Her dispute with Polydor shined a light on something that is not uncommon in the music industry — the road to a debut album can be questionably long for some artists who excitedly sign multi-album deals with big labels and then find themselves sidelined and reserved for mixtapes, collaborations, EPs, and tastemaker tracks for years. The reasons, if given, tend to not be very straightforward and can include:
- economic considerations, like the label deciding it would rather not invest in the album campaign
- highly subjective judgment call, like the label not vibing with the recordings or not feeling it would achieve a certain level of success if released
- reasons not necessarily tied to the talent of the artist or the quality of their music, such as conditioning the investment by the artist building up a certain following or surpassing a certain mark in the charts
- or even something as arbitrary as the person who signed the artist leaving the record company.
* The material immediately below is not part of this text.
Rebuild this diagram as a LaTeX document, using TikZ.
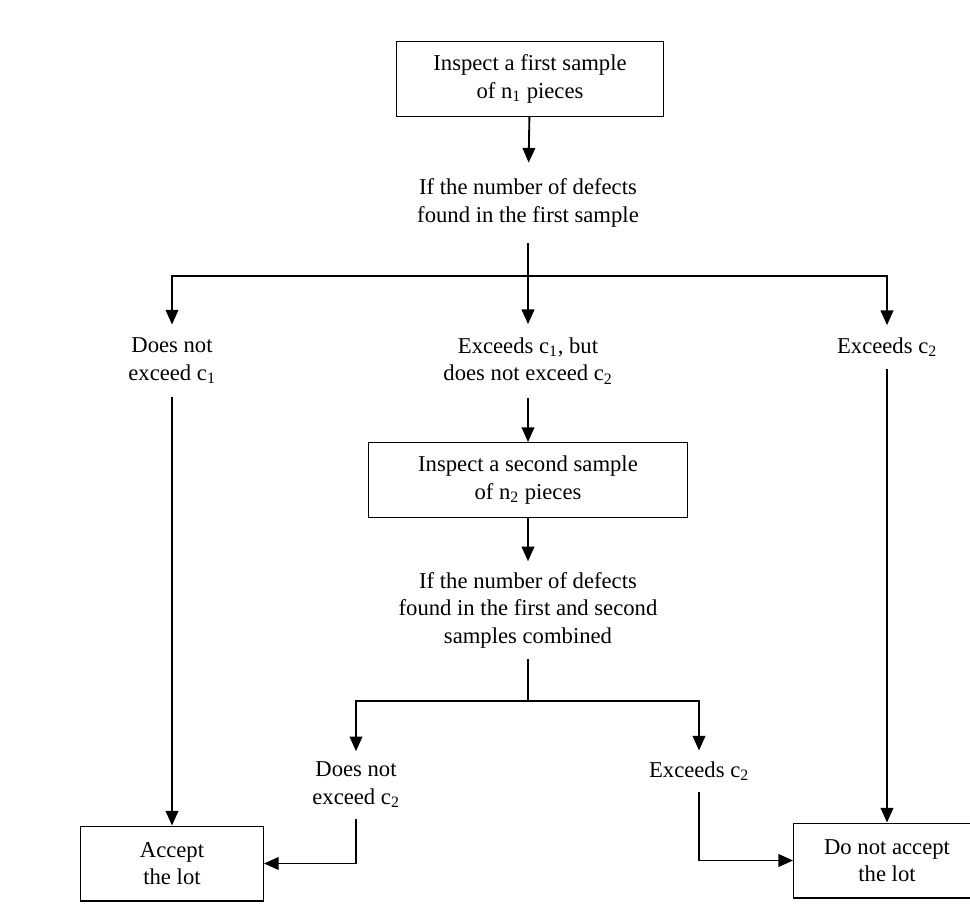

DEALING IN DIGITAL: DR. DRE VS DEATH ROW RECORDS
Adding the digital sphere to music promotion and distribution does not always automatically add to an artist’s revenue streams. Such was the high-profile case of Dr. Dre, who took the Death Row Records label to court over unpaid digital sales revenue.
After co-founding the label in 1991, Dr. Dre exited the record company. In 2008, Death Row was sold, along with its catalog. The new owners set out to capitalize on the music through digital sales, with campaigns including a re-issuing of Dre’s The Chronic. The renamed WIDEawake/Death Row sold and distributed Dre’s music online and included it on various compilation projects without consulting with the artist or honoring royalties from these sales. A court ruling has since granted Dr. Dre 100 % of proceeds earned from these digital online sales and limited the record label to selling the album in the format it was in prior to Dr. Dre's company exit in 1996 — old-fashioned cassette, CD, 8-track, and vinyl.
Other long-standing, high-profile artists, such as Eminem and Pink Floyd, have also had to fight for their rights to digital royalties and recover millions in unpaid fees, due to contracts that predated digital downloads and streaming.